Lambchop handled the reimagining strategy with rare aplomb on 2016’s FLOTUS. Having established a reverential cult following with a gentle country-soul mesh best described as a huge number of musicians playing as discreetly as possible, the record found songwriter and bandleader Kurt Wagner’s ruminations and warm conversational tones situated within the decidedly modern frame of auto-tune, locating in the process the potential for warmth and intimacy in a production tool that often stands for lazy shorthand for dehumanising distance and emotional blankness.

What could have been an awkward fit up being a welcome rethink of a house style that had arguably reached its peak on 2012’s shimmering and sad Mr. M, the band’s most consistently moving record since 2000’s alt. country landmark Nixon. Overall, This (Is What I Wanted To Tell You) is very much a companion piece to FLOTUS. Again, Wagner’s parched baritone burr - his Curtis Mayfield-inspired falsetto now just a tiny dot in the rear view mirror - is coated in digital effects, which – against the odds – make his performances seem more expressive, warm and richly musical.

However, there are key differences. Whereas the less compelling stretches of its predecessor found Wagner seemingly bewitched by the new gizmos at his disposal, favouring texture and tone over tunecraft, This is more readily recognisable as a collection of Lambchop balladry, albeit one decked out in technological finery. There is also a new key collaborator. Matthew McCaughan (erstwhile drummer for fellow auto-tune addict Bon Iver and the country-funk heroes Hiss Golden Messenger) joined the process by building musical frames around Wagner's vocals. Populated by synths and twitchy beats alongside the current core Lambchop trio and floating glimpses of trumpet and pedal steel, any attempt to describe the recipe for tracks like the opening "The New Isn't So You Anymore" - featuring the rich, Stevie Wonder-esque chromatic harmonica of Nashville session legend Charlie McCoy - would inevitably sell them short, suggesting mundane monotony in place of the deep emotional resonance and peculiar beauty of this music.

The mood is predominantly sombre: even the pulsating "Everything for You" - with McCaughan cutting loose on the drum kit - packs a melancholy melody slightly suggestive of "Ego Tripping" by The Flaming Lips, whose peak years are also echoed in the hypnotic combination of unfathomable sadness and fat bass lines that powers the unhurriedly evolving, seemingly thrown-together yet totally focused “The Air is Heavy and I Should Be Listening to You“. The haunting, trumpet-laden, gradually deconstructed title track suggests the fragmented unease of Low's magnificent musical U-turn Double Negative, as well as bringing to mind the hushed abstractions of early '90s Talk Talk, had they undertaken their journey from synths to organic instrumentation in the opposite direction.

Perhaps the tone is attributable to the changes in Wagner's home country since FLOTUS's release.

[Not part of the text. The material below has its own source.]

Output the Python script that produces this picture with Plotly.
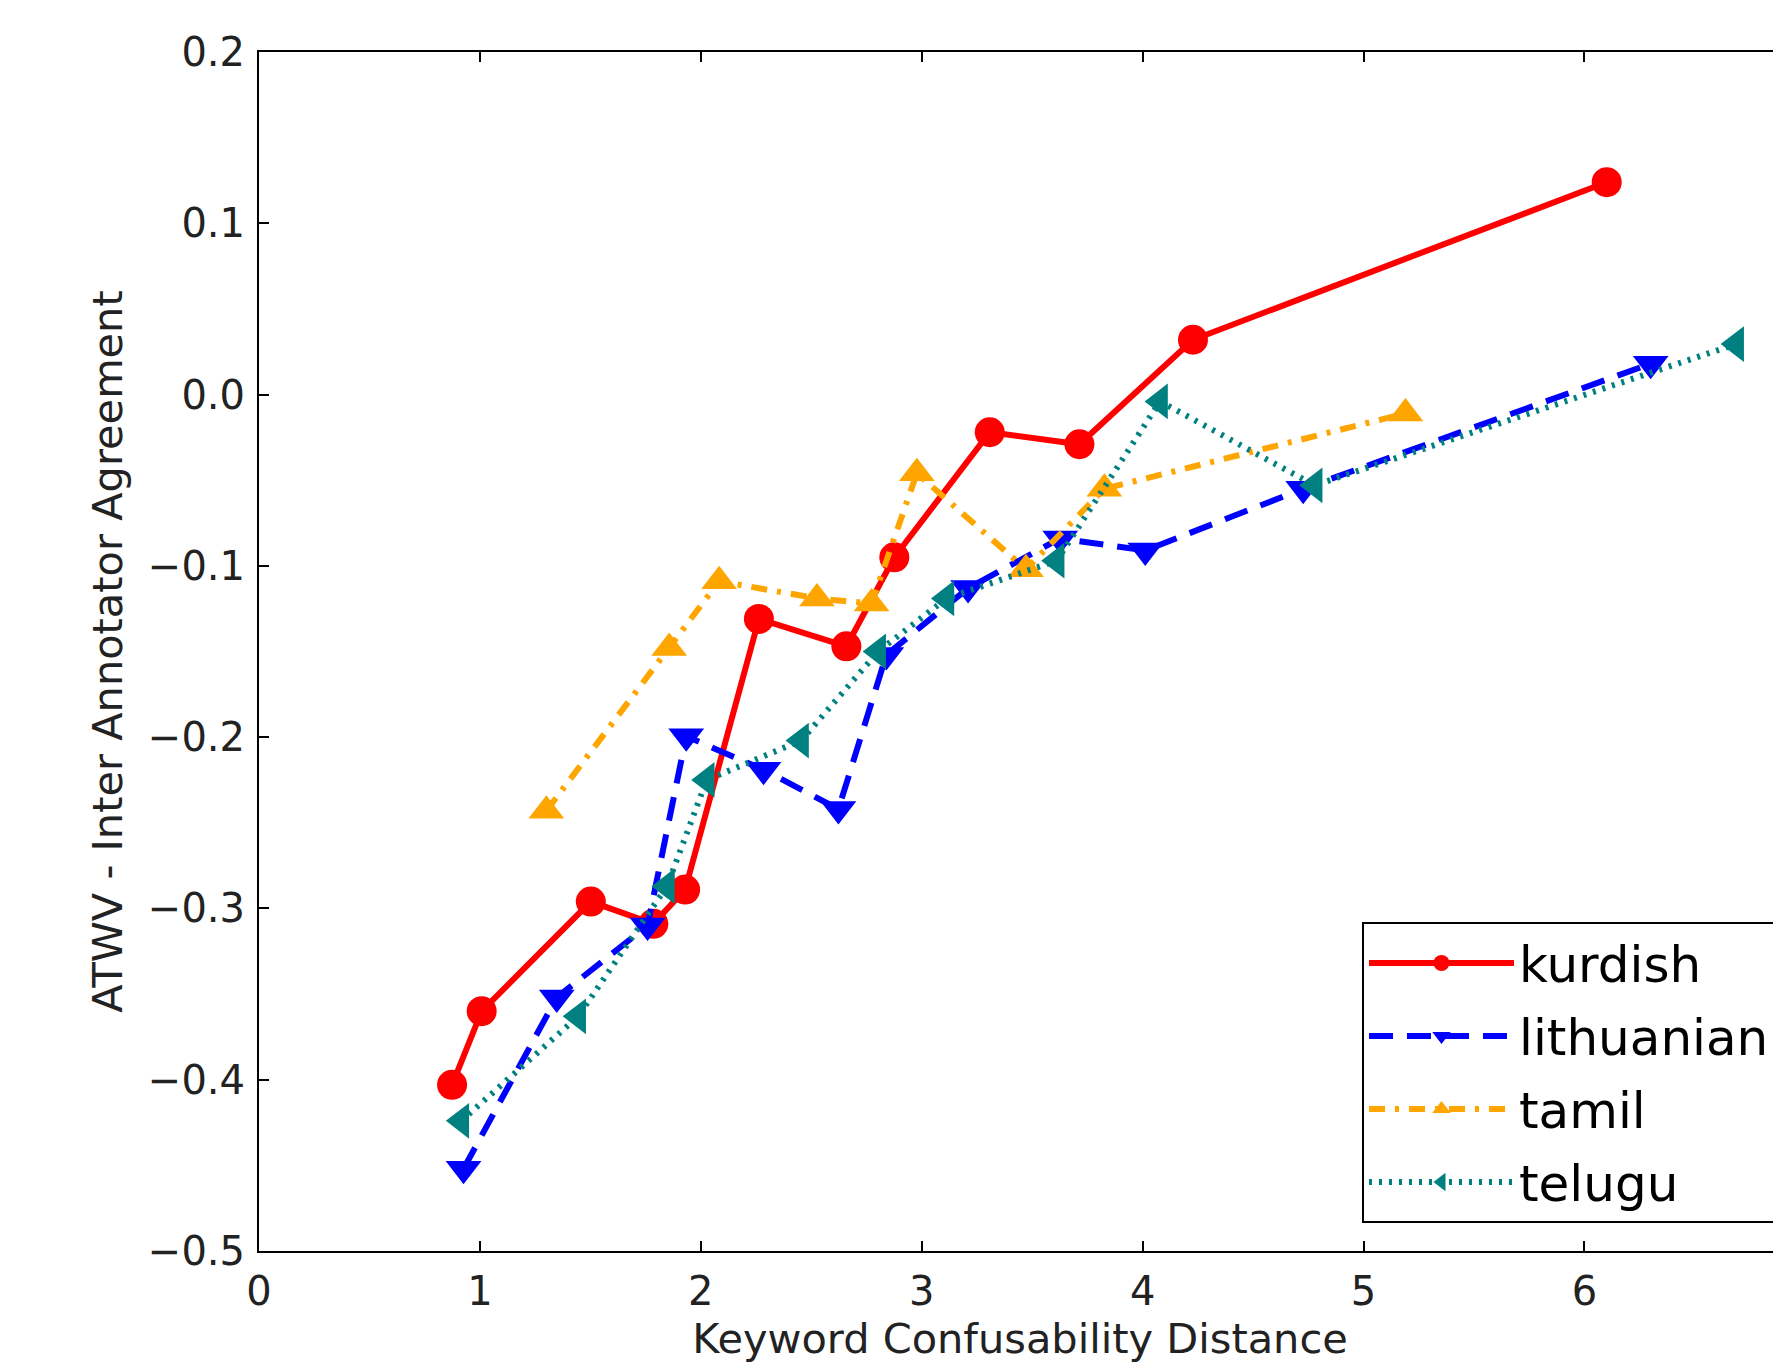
import plotly.graph_objects as go

kurdish_x = [0.874, 1.008, 1.502, 1.785, 1.929, 2.263, 2.659, 2.876, 3.308, 3.714, 4.228, 6.101]
kurdish_y = [-0.403, -0.360, -0.296, -0.309, -0.289, -0.131, -0.147, -0.095, -0.022, -0.029, 0.032, 0.124]

lithuanian_x = [0.926, 1.348, 1.759, 1.934, 2.284, 2.623, 2.840, 3.210, 3.627, 4.012, 4.727, 6.300]
lithuanian_y = [-0.452, -0.352, -0.310, -0.1995, -0.219, -0.242, -0.152, -0.113, -0.084, -0.091, -0.055, 0.018]

tamil_x = [1.301, 1.857, 2.083, 2.526, 2.773, 2.978, 3.472, 3.827, 5.190]
tamil_y = [-0.243, -0.148, -0.109, -0.119, -0.122, -0.046, -0.102, -0.055, -0.011]

telugu_x = [0.916, 1.445, 1.847, 2.027, 2.454, 2.803, 3.112, 3.611, 4.079, 4.779, 6.687]
telugu_y = [-0.424, -0.363, -0.287, -0.225, -0.202, -0.150, -0.119, -0.097, -0.004, -0.053, 0.0295]

x_ticks = [0, 1, 2, 3, 4, 5, 6]
y_ticks = [-0.5, -0.4, -0.3, -0.2, -0.1, 0.0, 0.1, 0.2]

series = [
    ("kurdish", kurdish_x, kurdish_y, "#FF0000", "solid", "circle", 30),
    ("lithuanian", lithuanian_x, lithuanian_y, "#0000FF", "24px,14px", "triangle-down", 31),
    ("tamil", tamil_x, tamil_y, "#FFA500", "16px,10px,4px,10px", "triangle-up", 31),
    ("telugu", telugu_x, telugu_y, "#008080", "3px,7px", "triangle-left", 31),
]

fig = go.Figure()
for name, xs, ys, color, dash, sym, msize in series:
    fig.add_trace(go.Scatter(
        x=xs, y=ys, name=name, mode="lines+markers", legendgroup=name,
        line=dict(color=color, width=6, dash=dash),
        marker=dict(symbol=sym, size=msize, color=color, line=dict(width=0)),
    ))

font = "DejaVu Sans"
fig.update_layout(
    width=1773, height=1356,
    paper_bgcolor="white", plot_bgcolor="white",
    margin=dict(l=251, r=0, t=44, b=113),
    font=dict(family=font, size=40, color="#222222"),
    showlegend=True,
    legend=dict(
        x=0.7247, y=0.2744, xanchor="left", yanchor="top",
        bordercolor="black", borderwidth=2, bgcolor="white",
        font=dict(family=font, size=50, color="black"),
        itemwidth=145, tracegroupgap=5,
    ),
    xaxis=dict(
        range=[0, 6.89], tickvals=x_ticks, ticks="inside", ticklen=10, tickwidth=1.5,
        tickcolor="black", showline=True, linecolor="black", linewidth=2,
        mirror="ticks", showgrid=False, zeroline=False,
        title=dict(text="Keyword Confusability Distance", font=dict(family=font, size=41.5), standoff=4),
        tickfont=dict(family=font, size=40, color="#222222"),
        ticklabelstandoff=4,
    ),
    yaxis=dict(
        range=[-0.5, 0.2], tickvals=y_ticks, tickformat=".1f", ticks="inside", ticklen=10,
        tickwidth=1.5, tickcolor="black", showline=True, linecolor="black", linewidth=2,
        mirror=False, showgrid=False, zeroline=False,
        title=dict(text="ATWV - Inter Annotator Agreement", font=dict(family=font, size=41.5), standoff=12),
        tickfont=dict(family=font, size=40, color="#222222"),
        ticklabelstandoff=4,
    ),
)

fig.write_html("out.html")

Whereas that album's title playfully referenced Wagner's wife Mary Mancini's role as the chair of the Tennessee Democratic party (and, perhaps, what seemed then like an inevitable victory for Hillary Clinton in the 2016 presidential election), This makes repeated references to being immersed in, and bamboozled by, the 24-hour news cycle, lost in a world that no longer makes sense. ‘’You're not playing with me / I'm not playing with you'', Wagner croons on "Crosswords, Or What This Says About You", and it's not that far-fetched to read it as a commentary on deep national discord, although - as ever - Wagner's eccentric lyrics evade easy interpretation. Whatever the case, the warm, wise and profoundly strange This (is what I wanted to tell you) is fit to bridge even the deepest of division. ‘’It’s been a fucking lovely day’’, Wagner sighs on “The Lasting Last of You”. It’s a fucking beautiful album, too.